È iniziata ieri la presidenza di turno ungherese. Bisogna preoccuparsi, viste le posizioni di Orbán, che fra l’altro sta chiamando a raccolta le forze di estrema destra antieuropeiste? 
«Voglio ricordare che Orbán è da un lato molto profilato politicamente e ideologicamente, ma dall’altro molto pragmatico. Ha votato a favore del socialista António Costa come Presidente del Consiglio europeo. La prima missione all’Estero la sta facendo in queste ore a Kiev. Siamo però in un mondo con al centro due grandi instabilità e un leader come Orbán cercherà sicuramente di cogliere le opportunità che gli possono venire dalla tempesta francese, dalla debolezza tedesca, dall’eventuale elezione di Trump in novembre. Non c’è dubbio che quella parte delle forze politiche europee che scommette sui nazionalismi, su un’Europa più debole sul piano dei diritti individuali e lo Stato di diritto, possa pensare di trovarsi in un momento propizio. Opporsi e smentirla sta alle forze che, come i socialisti e democratici, vogliono puntare su un’Unione più forte, a cominciare dal voto del 18 luglio al Parlamento europeo su Ursula von der Leyen: sicuramente quello più importante della storia parlamentare europea».

Il ricompattamento a sinistra provocato dal fallimento dell’azzardo di Macron, di cui vedremo gli esiti domenica prossima, è un modello anche per la sinistra in Italia? 
«È il ballottaggio, che conosciamo nella storia dei sindaci. Per il resto, sono riluttante agli entusiasmi di giornata. Sono contento che in Francia esista una spinta per far blocco contro una destra che è un problema anche per l’Europa. Ma non credo si possa immaginare il futuro della sinistra in Italia all’insegna dello slogan: ora e sempre desistenza. Mi entusiasmerei piuttosto per la possibile vittoria, domani nel Regno Unito, di un partito laburista tornato a una cultura maggioritaria e di governo dopo 15 anni di radicalismo, che ha anche consentito ai conservatori di precipitare la Brexit. Anche in Italia, il compito è di costruire un centro-sinistra con una cultura di governo».
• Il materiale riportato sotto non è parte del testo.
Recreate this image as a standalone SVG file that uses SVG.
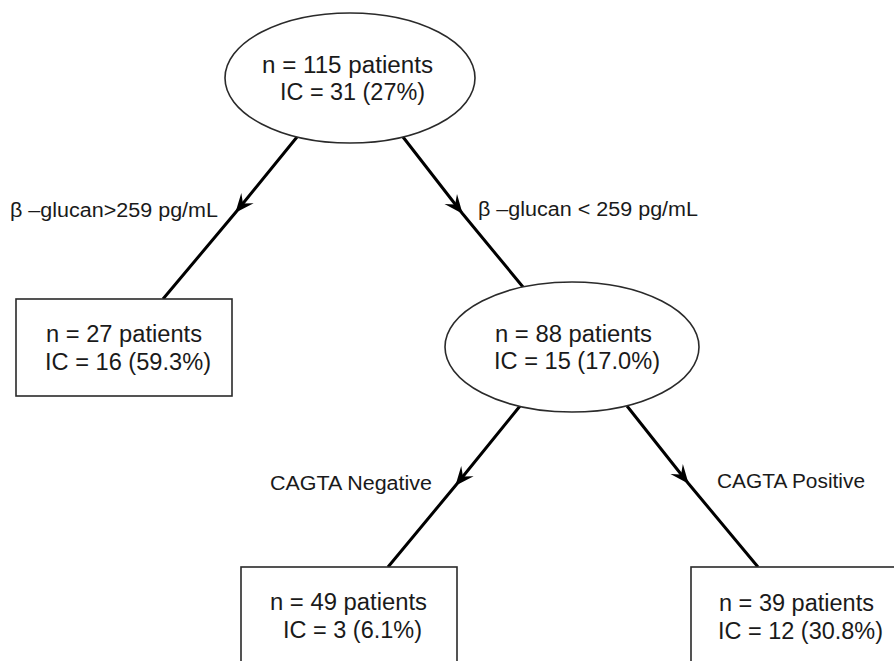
<svg xmlns="http://www.w3.org/2000/svg" width="894" height="661" viewBox="0 0 894 661">
<style>
.shape{fill:#fff;stroke:#2a2a2a;stroke-width:1.6}
.edge{fill:none;stroke:#000;stroke-width:3;marker-mid:url(#arr)}
.t{font-family:"Liberation Sans",Arial,Helvetica,sans-serif;font-size:23px;fill:#1a1a1a}
.lbl{font-family:"Liberation Sans",Arial,Helvetica,sans-serif;font-size:20px;fill:#1a1a1a}
</style>
<defs>
<marker id="arr" viewBox="-20 -9 22 18" markerWidth="22" markerHeight="18" refX="0" refY="0" orient="auto" markerUnits="userSpaceOnUse">
<path d="M1,0 L-18,-8 L-11,0 L-18,8 Z" fill="#000"/>
</marker>
</defs>
<rect width="894" height="661" fill="#fff"/>
<g id="connectors">
<path class="edge" d="M297,137 L236,212 L163,299"/>
<path class="edge" d="M403,137 L462,213 L523,287"/>
<path class="edge" d="M520,406 L456,485 L388,567"/>
<path class="edge" d="M627,406 L688,483 L758,567"/>
<text class="lbl" x="10" y="217" textLength="208" lengthAdjust="spacingAndGlyphs">β –glucan&gt;259 pg/mL</text>
<text class="lbl" x="478" y="216" textLength="220" lengthAdjust="spacingAndGlyphs">β –glucan &lt; 259 pg/mL</text>
<text class="lbl" x="270" y="490" textLength="162" lengthAdjust="spacingAndGlyphs">CAGTA Negative</text>
<text class="lbl" x="717" y="488" textLength="148" lengthAdjust="spacingAndGlyphs">CAGTA Positive</text>
</g>
<g id="root">
<ellipse class="shape" cx="350" cy="78" rx="125" ry="65"/>
<text class="t" x="262" y="73" textLength="171" lengthAdjust="spacingAndGlyphs">n = 115 patients</text>
<text class="t" x="280" y="100" textLength="145" lengthAdjust="spacingAndGlyphs">IC = 31 (27%)</text>
</g>
<g id="n27">
<rect class="shape" x="16" y="299" width="216" height="97"/>
<text class="t" x="46" y="342" textLength="156" lengthAdjust="spacingAndGlyphs">n = 27 patients</text>
<text class="t" x="45" y="370" textLength="166" lengthAdjust="spacingAndGlyphs">IC = 16 (59.3%)</text>
</g>
<g id="n88">
<ellipse class="shape" cx="572" cy="347" rx="127" ry="65"/>
<text class="t" x="495" y="342" textLength="157" lengthAdjust="spacingAndGlyphs">n = 88 patients</text>
<text class="t" x="494" y="369" textLength="166" lengthAdjust="spacingAndGlyphs">IC = 15 (17.0%)</text>
</g>
<g id="n49">
<rect class="shape" x="241" y="567" width="216" height="110"/>
<text class="t" x="270" y="610" textLength="157" lengthAdjust="spacingAndGlyphs">n = 49 patients</text>
<text class="t" x="283" y="638" textLength="139" lengthAdjust="spacingAndGlyphs">IC = 3 (6.1%)</text>
</g>
<g id="n39">
<rect class="shape" x="691" y="567" width="216" height="110"/>
<text class="t" x="719" y="611" textLength="155" lengthAdjust="spacingAndGlyphs">n = 39 patients</text>
<text class="t" x="718" y="639" textLength="165" lengthAdjust="spacingAndGlyphs">IC = 12 (30.8%)</text>
</g>
</svg>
Per finire con le cose di cui si è occupato in questo cinque anni. Quanto è solida l’Eurozona? Ci sono rischi contagio anche in Italia, nel caso di una crisi dei mercati in Francia? 

«Le crisi, le instabilità e le guerre fin qui non hanno compromesso un cammino di graduale ripresa, calo dell’inflazione (come ha confermato anche il dato di giugno) e di forte tenuta dell’occupazione. Incertezza e instabilità non hanno finora compromesso questo percorso economico. Negli USA è ancora più clamoroso, la differenza tra un’economia che va molto bene e una politica impazzita. Come se i due mondi fossero reciprocamente immuni. La prima sembra ignorare il frastuono della politica. Ma non sarà così a lungo. Rafforzare le istituzioni europee è anche un messaggio preventivo di fronte al rischio che maturino tensioni nei mercati. Innescate da fatti geopolitici o da crisi interne in altri paesi, queste tensioni avrebbero inevitabilmente una ricaduta anche sull’Italia».